グラデーションのある壁と床
絵画、中でも壁画は、アルタミラ洞窟に描かれた時代から人間が感動や歓喜・驚愕などさまざまな感情や想いを抱いた際に、周囲に一目で理解させ伝えることのできる表現手法として長い歴史を育んできました。建築技術の誕生と共に建物の壁面や天井・時には床にも描かれるようになり、建築空間に新たな生命を吹き込む力を持っています。
そんな世界に魅せられて壁画の世界を志した中村修平さんは、高校生の頃にはすでに壁画制作で報酬を得られるほどの腕前を持ち、美大卒業後にフレスコ画を中心に画家としての活動を本格的にスタートさせます。

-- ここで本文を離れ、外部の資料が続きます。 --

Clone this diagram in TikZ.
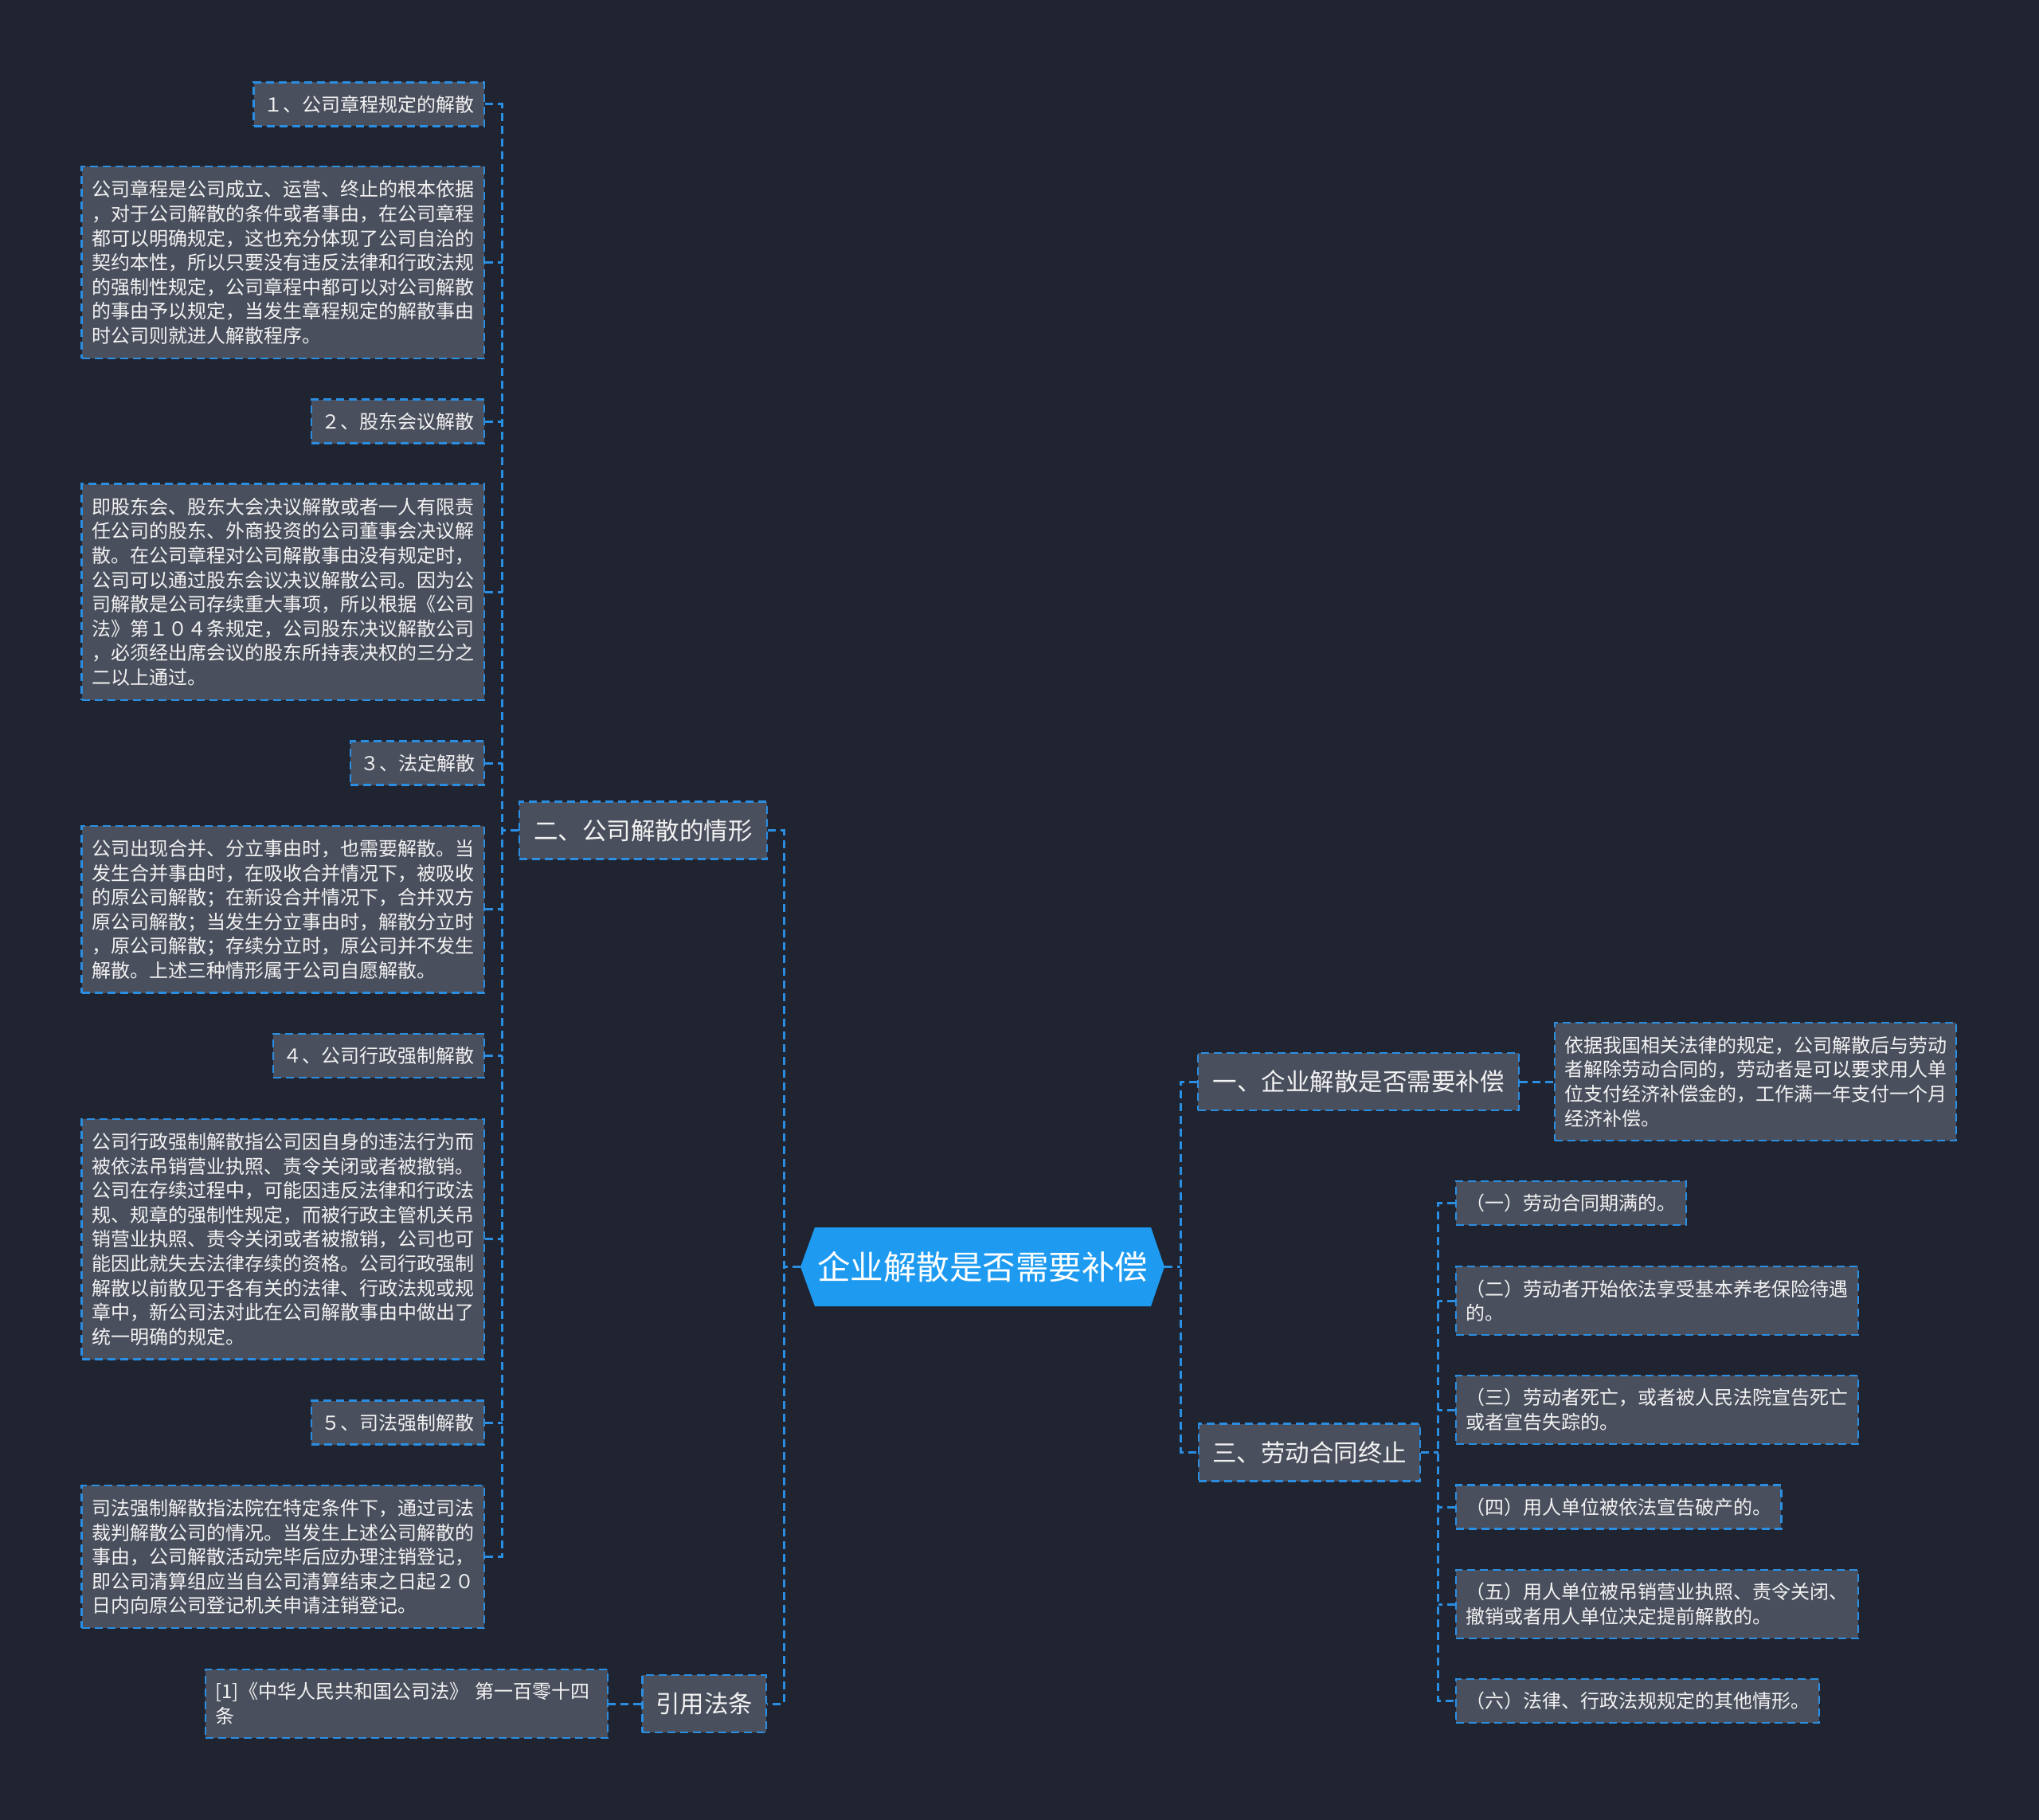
\documentclass[tikz,border=0pt]{standalone}
\usepackage{fontspec}
\setmainfont{Noto Sans CJK SC}
\definecolor{bg}{HTML}{202330}
\definecolor{nodefill}{HTML}{4A4F5D}
\definecolor{lineblue}{HTML}{2A8EE2}
\definecolor{rootblue}{HTML}{1E9BF0}
\definecolor{txt}{HTML}{F2F2F2}
\begin{document}
\begin{tikzpicture}[x=1pt,y=-1pt,
  box/.style={draw=lineblue, fill=nodefill, line width=2.5pt, dash pattern=on 10pt off 6pt,
    text=txt, inner sep=0pt, font=\fontsize{24}{30.6}\selectfont},
  small/.style={box, minimum height=55pt, minimum width=#1},
  para/.style={box, text width=#1, align=left, inner xsep=12.5pt},
  mainbox/.style={box, font=\fontsize{30.5}{36}\selectfont, minimum height=72pt, minimum width=#1},
  conn/.style={draw=lineblue, line width=3pt, dash pattern=on 10pt off 6pt}]
\lineskiplimit=-100pt
\fill[bg] (0,0) rectangle (2560,2285);
\useasboundingbox (0,0) rectangle (2560,2285);

% root
\fill[rootblue] (1005,1590.5) -- (1023,1541) -- (1445,1541) -- (1462,1590.5) -- (1445,1640) -- (1023,1640) -- cycle;
\node[font=\fontsize{41.5}{50}\selectfont, text=white, minimum width=457pt, minimum height=99pt, inner sep=0pt] (root) at (1233.5,1590.5) {企业解散是否需要补偿};

% level 1
\node[mainbox=311pt] (b2) at (807.5,1042.5) {二、公司解散的情形};
\node[mainbox=155.5pt] (yin) at (884,2139) {引用法条};
\node[mainbox=403pt] (b1) at (1705.5,1358) {一、企业解散是否需要补偿};
\node[mainbox=278pt] (b3) at (1644,1823.5) {三、劳动合同终止};

% left column
\node[small=289.4pt] (n1) at (463.3,130.8) {１、公司章程规定的解散};
\node[para=480.5pt, minimum height=241pt] (t1) at (355.25,329.5) {公司章程是公司成立、运营、终止的根本依据\\，对于公司解散的条件或者事由，在公司章程\\都可以明确规定，这也充分体现了公司自治的\\契约本性，所以只要没有违反法律和行政法规\\的强制性规定，公司章程中都可以对公司解散\\的事由予以规定，当发生章程规定的解散事由\\时公司则就进人解散程序。};
\node[small=217pt] (n2) at (499.5,529.2) {２、股东会议解散};
\node[para=480.5pt, minimum height=271.3pt] (t2) at (355.25,743.3) {即股东会、股东大会决议解散或者一人有限责\\任公司的股东、外商投资的公司董事会决议解\\散。在公司章程对公司解散事由没有规定时，\\公司可以通过股东会议决议解散公司。因为公\\司解散是公司存续重大事项，所以根据《公司\\法》第１０４条规定，公司股东决议解散公司\\，必须经出席会议的股东所持表决权的三分之\\二以上通过。};
\node[small=168pt] (n3) at (524,958.2) {３、法定解散};
\node[para=480.5pt, minimum height=209.7pt] (t3) at (355.25,1141.8) {公司出现合并、分立事由时，也需要解散。当\\发生合并事由时，在吸收合并情况下，被吸收\\的原公司解散；在新设合并情况下，合并双方\\原公司解散；当发生分立事由时，解散分立时\\，原公司解散；存续分立时，原公司并不发生\\解散。上述三种情形属于公司自愿解散。};
\node[small=265pt] (n4) at (475.5,1325.5) {４、公司行政强制解散};
\node[para=480.5pt, minimum height=301.7pt] (t4) at (355.25,1555.8) {公司行政强制解散指公司因自身的违法行为而\\被依法吊销营业执照、责令关闭或者被撤销。\\公司在存续过程中，可能因违反法律和行政法\\规、规章的强制性规定，而被行政主管机关吊\\销营业执照、责令关闭或者被撤销，公司也可\\能因此就失去法律存续的资格。公司行政强制\\解散以前散见于各有关的法律、行政法规或规\\章中，新公司法对此在公司解散事由中做出了\\统一明确的规定。};
\node[small=217pt] (n5) at (499.5,1786) {５、司法强制解散};
\node[para=480.5pt, minimum height=179pt] (t5) at (355.25,1954.5) {司法强制解散指法院在特定条件下，通过司法\\裁判解散公司的情况。当发生上述公司解散的\\事由，公司解散活动完毕后应办理注销登记，\\即公司清算组应当自公司清算结束之日起２０\\日内向原公司登记机关申请注销登记。};
\node[para=480pt, minimum height=86pt] (ref) at (510.5,2139) {[1]《中华人民共和国公司法》 第一百零十四\\条};

% right side
\node[para=479pt, minimum height=148pt] (d1) at (2204,1358) {依据我国相关法律的规定，公司解散后与劳动\\者解除劳动合同的，劳动者是可以要求用人单\\位支付经济补偿金的，工作满一年支付一个月\\经济补偿。};
\node[small=289pt] (c1) at (1972.5,1510.5) {（一）劳动合同期满的。};
\node[para=480pt, minimum height=86pt] (c2) at (2080.5,1633) {（二）劳动者开始依法享受基本养老保险待遇\\的。};
\node[para=480pt, minimum height=86pt] (c3) at (2080.5,1770) {（三）劳动者死亡，或者被人民法院宣告死亡\\或者宣告失踪的。};
\node[small=408.5pt] (c4) at (2032,1892) {（四）用人单位被依法宣告破产的。};
\node[para=480pt, minimum height=86pt] (c5) at (2080.5,2014) {（五）用人单位被吊销营业执照、责令关闭、\\撤销或者用人单位决定提前解散的。};
\node[small=456pt] (c6) at (2056,2135.5) {（六）法律、行政法规规定的其他情形。};

% bus coordinates
\coordinate (busL) at (630.5,0);
\coordinate (busM) at (984,0);
\coordinate (busR) at (1482,0);
\coordinate (busC) at (1805.5,0);

% connectors: root
\draw[conn] (root.east) -- (busR |- root.east);
\draw[conn] (b1.west) -- (busR |- b1.west) |- (b3.west);
\draw[conn] (root.west) -- (busM |- root.west);
\draw[conn] (b2.east) -- (busM |- b2.east) |- (yin.east);
% b1 -> d1
\draw[conn] (b1.east) -- (d1.west);
% b3 -> children
\draw[conn] (b3.east) -- (busC |- b3.east);
\draw[conn] (c1.west) -- (busC |- c1.west) |- (c6.west);
\foreach \c in {c2,c3,c4,c5} \draw[conn] (\c.west) -- (busC |- \c.west);
% b2 -> left column
\draw[conn] (b2.west) -- (busL |- b2.west);
\draw[conn] (n1.east) -- (busL |- n1.east) |- (t5.east);
\foreach \c in {t1,n2,t2,n3,t3,n4,t4,n5} \draw[conn] (\c.east) -- (busL |- \c.east);
% yin -> ref
\draw[conn] (yin.west) -- (ref.east);
\end{tikzpicture}
\end{document}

フレスコ画は漆喰を壁に塗り、乾かないうちに水性絵具で絵を描く手法で、漆喰が濡れているうちに全てを描く必要があるために事前の構想力が要求される絵画でもあり、元々の芸術感覚に加えて、フレスコ画で培った「構想する力」は中村さんの現在の仕事にも大いに活かされています。
数多くのフレスコ画を描いているうちに壁全体の装飾なども依頼されるようになって、特殊塗装のおもしろさに気づいた中村さんは、3年間の修行をした後に特殊塗装職人として独立を果たします。
一般塗装と違って特殊塗装というのは、建築家やデザイナー・施主の「こんな雰囲気にしたい」という抽象的な要望を汲み取って、壁や天井など(塗る)対象をじっくりと観察して状況を把握した上で塗料の選定を行い、さらに温度や湿度なども計算して制作していくというもので、毎回毎回、まったく新しい絵画を創造するのと同じようなエネルギーが要求されます。
そんなシビアな世界で一流の仕事を残し続けてきた中村さんは、建築家やデザイナーから「塗る対象への観察力が鋭く、塗料の知識が圧倒的。ビジョンを共有する力にも優れているので、我々の抽象的な要望をきちんと捉えて具現化してくれる稀有な存在だ」と高い評価を受けています。
塗装ルームで作業する中村さん
壁面全体を塗装中
話題の商業施設や店舗などで数多くの作品を遺してきた中村さんですが、最近は「もっと住宅に関わってみたい」という希望を持っています。
「住まう人の人生に関われるのが住宅であり、施主とじっくり向き合って、その人や家族の人生を包み込むような仕事を遺してあげることができれば、本当に素晴らしいと思うのです」
そんな中村さんの趣味はチェス。ネットを通じて世界中のチェス愛好家と対戦しているそうです。チェスもまた構想力が必要とされるゲームであり「仕事に役立っていますよ」と話されていました。